Begin PROVIDED DATA

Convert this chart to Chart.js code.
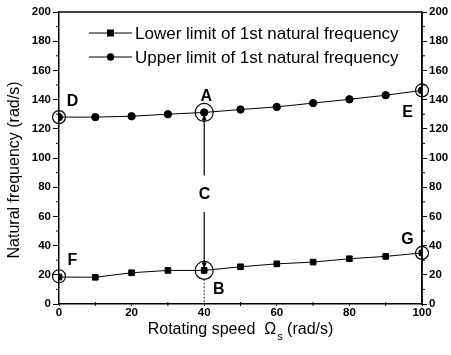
<!DOCTYPE html>
<html>
<head>
<meta charset="utf-8">
<script src="https://cdn.jsdelivr.net/npm/chart.js@4.4.1/dist/chart.umd.min.js"></script>
<style>
  html, body { margin: 0; padding: 0; background: #fff; }
  #wrap { width: 451px; height: 355px; position: relative; }
</style>
</head>
<body>
<div id="wrap"><canvas id="c"></canvas></div>
<script>
// ─── Data ────────────────────────────────────────────────────────────────────
const speeds = [0, 10, 20, 30, 40, 50, 60, 70, 80, 90, 100];
const lowerLimit = [18.5, 18.3, 21.4, 23.0, 23.0, 25.5, 27.5, 28.7, 31.0, 32.6, 35.0];
const upperLimit = [128.0, 128.0, 128.6, 130.0, 131.2, 133.2, 135.0, 137.6, 140.2, 143.0, 146.3];
const seriesLabels = ['Lower limit of 1st natural frequency', 'Upper limit of 1st natural frequency'];

// marked points: [x, y, circle radius]
const circled = [[0, 128, 6.5], [40, 131.2, 9], [100, 146.3, 6.5], [0, 19, 6.5], [40, 23, 9], [100, 35, 6.5]];
// point letters: [text, x, y]
const letters = [['D', 3.7, 138.5], ['A', 40.6, 142], ['E', 96, 131], ['C', 40.1, 75],
                 ['F', 3.7, 29.5], ['B', 44, 10], ['G', 96, 44]];

const FONT = '"Liberation Sans", Arial, sans-serif';

// ─── Annotation plugin ───────────────────────────────────────────────────────
const decor = {
  id: 'decor',
  afterDraw(chart) {
    const { ctx, chartArea: a, scales } = chart;
    const xs = scales.x, ys = scales.y;
    ctx.save();
    ctx.strokeStyle = '#000';
    ctx.fillStyle = '#000';

    // frame top + right
    ctx.lineWidth = 1.5;
    ctx.beginPath();
    ctx.moveTo(a.left, a.top); ctx.lineTo(a.right, a.top);
    ctx.moveTo(a.right, a.top); ctx.lineTo(a.right, a.bottom);
    ctx.stroke();

    // minor ticks
    ctx.lineWidth = 1;
    ctx.beginPath();
    for (let v = 10; v < 200; v += 20) {
      const y = ys.getPixelForValue(v);
      ctx.moveTo(a.left - 3, y); ctx.lineTo(a.left, y);
      ctx.moveTo(a.right, y); ctx.lineTo(a.right + 3, y);
    }
    for (let v = 10; v < 100; v += 20) {
      const x = xs.getPixelForValue(v);
      ctx.moveTo(x, a.bottom - 2); ctx.lineTo(x, a.bottom + 2);
    }
    ctx.stroke();

    // circles
    ctx.lineWidth = 1.2;
    circled.forEach(([vx, vy, r]) => {
      ctx.beginPath();
      ctx.arc(xs.getPixelForValue(vx), ys.getPixelForValue(vy), r, 0, Math.PI * 2);
      ctx.stroke();
    });

    // A-B connector with gap for C
    const cx = xs.getPixelForValue(40);
    const yA = ys.getPixelForValue(131.2) + 2;
    const yB = ys.getPixelForValue(23) - 2;
    const gTop = ys.getPixelForValue(88), gBot = ys.getPixelForValue(63);
    ctx.lineWidth = 1.2;
    ctx.beginPath();
    ctx.moveTo(cx, yA); ctx.lineTo(cx, gTop);
    ctx.moveTo(cx, gBot); ctx.lineTo(cx, yB);
    ctx.stroke();
    ctx.beginPath();
    ctx.moveTo(cx, yA); ctx.lineTo(cx - 2.5, yA + 6); ctx.lineTo(cx + 2.5, yA + 6); ctx.closePath();
    ctx.moveTo(cx, yB); ctx.lineTo(cx - 2.5, yB - 6); ctx.lineTo(cx + 2.5, yB - 6); ctx.closePath();
    ctx.fill();
    // dotted drop to axis
    ctx.setLineDash([1.5, 2]);
    ctx.lineWidth = 1;
    ctx.beginPath();
    ctx.moveTo(cx, ys.getPixelForValue(23) + 9); ctx.lineTo(cx, a.bottom);
    ctx.stroke();
    ctx.setLineDash([]);

    // letters
    ctx.font = 'bold 16px ' + FONT;
    ctx.textAlign = 'center';
    ctx.textBaseline = 'middle';
    letters.forEach(([t, vx, vy]) => ctx.fillText(t, xs.getPixelForValue(vx), ys.getPixelForValue(vy)));

    // legend
    ctx.font = '17px ' + FONT;
    ctx.textAlign = 'left';
    chart.data.datasets.forEach((ds, i) => {
      const ly = 33 + i * 24;
      ctx.lineWidth = 1;
      ctx.beginPath(); ctx.moveTo(89, ly); ctx.lineTo(132, ly); ctx.stroke();
      ctx.beginPath();
      if (ds.pointStyle === 'rect') ctx.rect(107, ly - 3.5, 7, 7);
      else ctx.arc(110.5, ly, 3.7, 0, Math.PI * 2);
      ctx.fill();
      ctx.fillText(ds.label, 135, ly + 1);
    });

    // axis titles
    ctx.font = '16px ' + FONT;
    ctx.textAlign = 'center';
    ctx.save();
    ctx.translate(15, 170);
    ctx.rotate(-Math.PI / 2);
    ctx.fillText('Natural frequency (rad/s)', 0, 0);
    ctx.restore();

    const p1 = 'Rotating speed  \u03A9', sub = 's', p2 = ' (rad/s)';
    ctx.textAlign = 'left';
    const w1 = ctx.measureText(p1).width;
    ctx.font = '11px ' + FONT;
    const ws = ctx.measureText(sub).width;
    ctx.font = '16px ' + FONT;
    const w2 = ctx.measureText(p2).width;
    let tx = 240 - (w1 + ws + w2) / 2;
    const ty = 330;
    ctx.fillText(p1, tx, ty); tx += w1;
    ctx.font = '11px ' + FONT;
    ctx.fillText(sub, tx + 1, ty + 7); tx += ws + 1;
    ctx.font = '16px ' + FONT;
    ctx.fillText(p2, tx, ty);
    ctx.restore();
  }
};

// ─── Chart ───────────────────────────────────────────────────────────────────
const tickFont = { family: FONT, size: 11.5, weight: 'bold' };

new Chart(document.getElementById('c'), {
  type: 'line',
  data: {
    datasets: [
      {
        label: seriesLabels[0],
        data: speeds.map((s, i) => ({ x: s, y: lowerLimit[i] })),
        borderColor: '#000', backgroundColor: '#000', borderWidth: 1,
        pointStyle: 'rect', pointRadius: 4, tension: 0,
      },
      {
        label: seriesLabels[1],
        data: speeds.map((s, i) => ({ x: s, y: upperLimit[i] })),
        borderColor: '#000', backgroundColor: '#000', borderWidth: 1,
        pointStyle: 'circle', pointRadius: 3.7, tension: 0,
      },
    ]
  },
  options: {
    responsive: true,
    maintainAspectRatio: false,
    animation: false,
    layout: { padding: { top: 12, bottom: 0, left: 0, right: 0 } },
    plugins: { legend: { display: false }, tooltip: { enabled: false } },
    scales: {
      x: {
        type: 'linear', min: 0, max: 100,
        afterFit: s => { s.height = 51; },
        ticks: { stepSize: 20, color: '#000', font: tickFont, padding: 0, maxRotation: 0 },
        grid: { drawOnChartArea: false, drawTicks: true, tickLength: 2, color: '#000' },
        border: { color: '#000', width: 1.5 },
      },
      y: {
        min: 0, max: 200, position: 'left',
        afterFit: s => { s.width = 59; },
        ticks: { stepSize: 20, color: '#000', font: tickFont, padding: 2 },
        grid: { drawOnChartArea: false, drawTicks: true, tickLength: 6, color: '#000' },
        border: { color: '#000', width: 1.5 },
      },
      y2: {
        min: 0, max: 200, position: 'right',
        afterFit: s => { s.width = 29; },
        ticks: { stepSize: 20, color: '#000', font: tickFont, padding: 2 },
        grid: { drawOnChartArea: false, drawTicks: true, tickLength: 5, color: '#000' },
        border: { color: '#000', width: 1.5 },
      },
    }
  },
  plugins: [decor]
});
</script>
</body>
</html>
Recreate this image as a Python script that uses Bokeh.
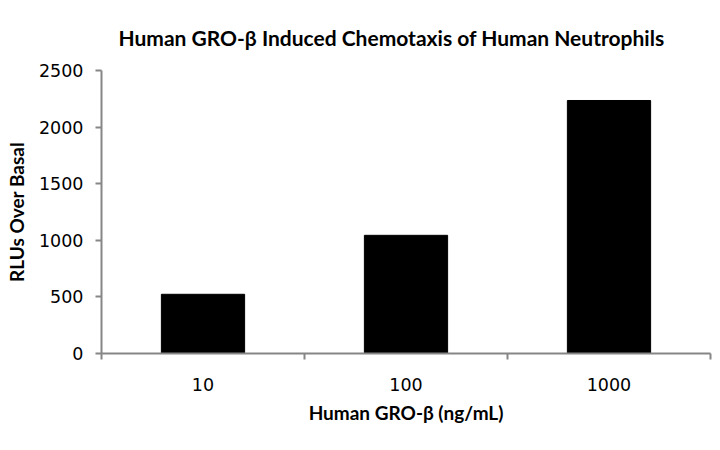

End PROVIDED DATA

#### [TASK DIRECTIONS]
In your copy of the records, include no pictures; repeat everything else exactly.

#### [RESPONSE TO THIS EXERCISE]
Convert this chart to Chart.js code.
<!DOCTYPE html>
<html>
<head>
<meta charset="utf-8">
<script src="https://cdn.jsdelivr.net/npm/chart.js@4.4.1/dist/chart.umd.min.js"></script>
<style>
  html, body { margin: 0; padding: 0; background: #fff; }
  #wrap { width: 451px; height: 355px; position: relative; }
</style>
</head>
<body>
<div id="wrap"><canvas id="c"></canvas></div>
<script>
// ─── Data ────────────────────────────────────────────────────────────────────
const speeds = [0, 10, 20, 30, 40, 50, 60, 70, 80, 90, 100];
const lowerLimit = [18.5, 18.3, 21.4, 23.0, 23.0, 25.5, 27.5, 28.7, 31.0, 32.6, 35.0];
const upperLimit = [128.0, 128.0, 128.6, 130.0, 131.2, 133.2, 135.0, 137.6, 140.2, 143.0, 146.3];
const seriesLabels = ['Lower limit of 1st natural frequency', 'Upper limit of 1st natural frequency'];

// marked points: [x, y, circle radius]
const circled = [[0, 128, 6.5], [40, 131.2, 9], [100, 146.3, 6.5], [0, 19, 6.5], [40, 23, 9], [100, 35, 6.5]];
// point letters: [text, x, y]
const letters = [['D', 3.7, 138.5], ['A', 40.6, 142], ['E', 96, 131], ['C', 40.1, 75],
                 ['F', 3.7, 29.5], ['B', 44, 10], ['G', 96, 44]];

const FONT = '"Liberation Sans", Arial, sans-serif';

// ─── Annotation plugin ───────────────────────────────────────────────────────
const decor = {
  id: 'decor',
  afterDraw(chart) {
    const { ctx, chartArea: a, scales } = chart;
    const xs = scales.x, ys = scales.y;
    ctx.save();
    ctx.strokeStyle = '#000';
    ctx.fillStyle = '#000';

    // frame top + right
    ctx.lineWidth = 1.5;
    ctx.beginPath();
    ctx.moveTo(a.left, a.top); ctx.lineTo(a.right, a.top);
    ctx.moveTo(a.right, a.top); ctx.lineTo(a.right, a.bottom);
    ctx.stroke();

    // minor ticks
    ctx.lineWidth = 1;
    ctx.beginPath();
    for (let v = 10; v < 200; v += 20) {
      const y = ys.getPixelForValue(v);
      ctx.moveTo(a.left - 3, y); ctx.lineTo(a.left, y);
      ctx.moveTo(a.right, y); ctx.lineTo(a.right + 3, y);
    }
    for (let v = 10; v < 100; v += 20) {
      const x = xs.getPixelForValue(v);
      ctx.moveTo(x, a.bottom - 2); ctx.lineTo(x, a.bottom + 2);
    }
    ctx.stroke();

    // circles
    ctx.lineWidth = 1.2;
    circled.forEach(([vx, vy, r]) => {
      ctx.beginPath();
      ctx.arc(xs.getPixelForValue(vx), ys.getPixelForValue(vy), r, 0, Math.PI * 2);
      ctx.stroke();
    });

    // A-B connector with gap for C
    const cx = xs.getPixelForValue(40);
    const yA = ys.getPixelForValue(131.2) + 2;
    const yB = ys.getPixelForValue(23) - 2;
    const gTop = ys.getPixelForValue(88), gBot = ys.getPixelForValue(63);
    ctx.lineWidth = 1.2;
    ctx.beginPath();
    ctx.moveTo(cx, yA); ctx.lineTo(cx, gTop);
    ctx.moveTo(cx, gBot); ctx.lineTo(cx, yB);
    ctx.stroke();
    ctx.beginPath();
    ctx.moveTo(cx, yA); ctx.lineTo(cx - 2.5, yA + 6); ctx.lineTo(cx + 2.5, yA + 6); ctx.closePath();
    ctx.moveTo(cx, yB); ctx.lineTo(cx - 2.5, yB - 6); ctx.lineTo(cx + 2.5, yB - 6); ctx.closePath();
    ctx.fill();
    // dotted drop to axis
    ctx.setLineDash([1.5, 2]);
    ctx.lineWidth = 1;
    ctx.beginPath();
    ctx.moveTo(cx, ys.getPixelForValue(23) + 9); ctx.lineTo(cx, a.bottom);
    ctx.stroke();
    ctx.setLineDash([]);

    // letters
    ctx.font = 'bold 16px ' + FONT;
    ctx.textAlign = 'center';
    ctx.textBaseline = 'middle';
    letters.forEach(([t, vx, vy]) => ctx.fillText(t, xs.getPixelForValue(vx), ys.getPixelForValue(vy)));

    // legend
    ctx.font = '17px ' + FONT;
    ctx.textAlign = 'left';
    chart.data.datasets.forEach((ds, i) => {
      const ly = 33 + i * 24;
      ctx.lineWidth = 1;
      ctx.beginPath(); ctx.moveTo(89, ly); ctx.lineTo(132, ly); ctx.stroke();
      ctx.beginPath();
      if (ds.pointStyle === 'rect') ctx.rect(107, ly - 3.5, 7, 7);
      else ctx.arc(110.5, ly, 3.7, 0, Math.PI * 2);
      ctx.fill();
      ctx.fillText(ds.label, 135, ly + 1);
    });

    // axis titles
    ctx.font = '16px ' + FONT;
    ctx.textAlign = 'center';
    ctx.save();
    ctx.translate(15, 170);
    ctx.rotate(-Math.PI / 2);
    ctx.fillText('Natural frequency (rad/s)', 0, 0);
    ctx.restore();

    const p1 = 'Rotating speed  \u03A9', sub = 's', p2 = ' (rad/s)';
    ctx.textAlign = 'left';
    const w1 = ctx.measureText(p1).width;
    ctx.font = '11px ' + FONT;
    const ws = ctx.measureText(sub).width;
    ctx.font = '16px ' + FONT;
    const w2 = ctx.measureText(p2).width;
    let tx = 240 - (w1 + ws + w2) / 2;
    const ty = 330;
    ctx.fillText(p1, tx, ty); tx += w1;
    ctx.font = '11px ' + FONT;
    ctx.fillText(sub, tx + 1, ty + 7); tx += ws + 1;
    ctx.font = '16px ' + FONT;
    ctx.fillText(p2, tx, ty);
    ctx.restore();
  }
};

// ─── Chart ───────────────────────────────────────────────────────────────────
const tickFont = { family: FONT, size: 11.5, weight: 'bold' };

new Chart(document.getElementById('c'), {
  type: 'line',
  data: {
    datasets: [
      {
        label: seriesLabels[0],
        data: speeds.map((s, i) => ({ x: s, y: lowerLimit[i] })),
        borderColor: '#000', backgroundColor: '#000', borderWidth: 1,
        pointStyle: 'rect', pointRadius: 4, tension: 0,
      },
      {
        label: seriesLabels[1],
        data: speeds.map((s, i) => ({ x: s, y: upperLimit[i] })),
        borderColor: '#000', backgroundColor: '#000', borderWidth: 1,
        pointStyle: 'circle', pointRadius: 3.7, tension: 0,
      },
    ]
  },
  options: {
    responsive: true,
    maintainAspectRatio: false,
    animation: false,
    layout: { padding: { top: 12, bottom: 0, left: 0, right: 0 } },
    plugins: { legend: { display: false }, tooltip: { enabled: false } },
    scales: {
      x: {
        type: 'linear', min: 0, max: 100,
        afterFit: s => { s.height = 51; },
        ticks: { stepSize: 20, color: '#000', font: tickFont, padding: 0, maxRotation: 0 },
        grid: { drawOnChartArea: false, drawTicks: true, tickLength: 2, color: '#000' },
        border: { color: '#000', width: 1.5 },
      },
      y: {
        min: 0, max: 200, position: 'left',
        afterFit: s => { s.width = 59; },
        ticks: { stepSize: 20, color: '#000', font: tickFont, padding: 2 },
        grid: { drawOnChartArea: false, drawTicks: true, tickLength: 6, color: '#000' },
        border: { color: '#000', width: 1.5 },
      },
      y2: {
        min: 0, max: 200, position: 'right',
        afterFit: s => { s.width = 29; },
        ticks: { stepSize: 20, color: '#000', font: tickFont, padding: 2 },
        grid: { drawOnChartArea: false, drawTicks: true, tickLength: 5, color: '#000' },
        border: { color: '#000', width: 1.5 },
      },
    }
  },
  plugins: [decor]
});
</script>
</body>
</html>
Recreate this image as a Python script that uses Bokeh.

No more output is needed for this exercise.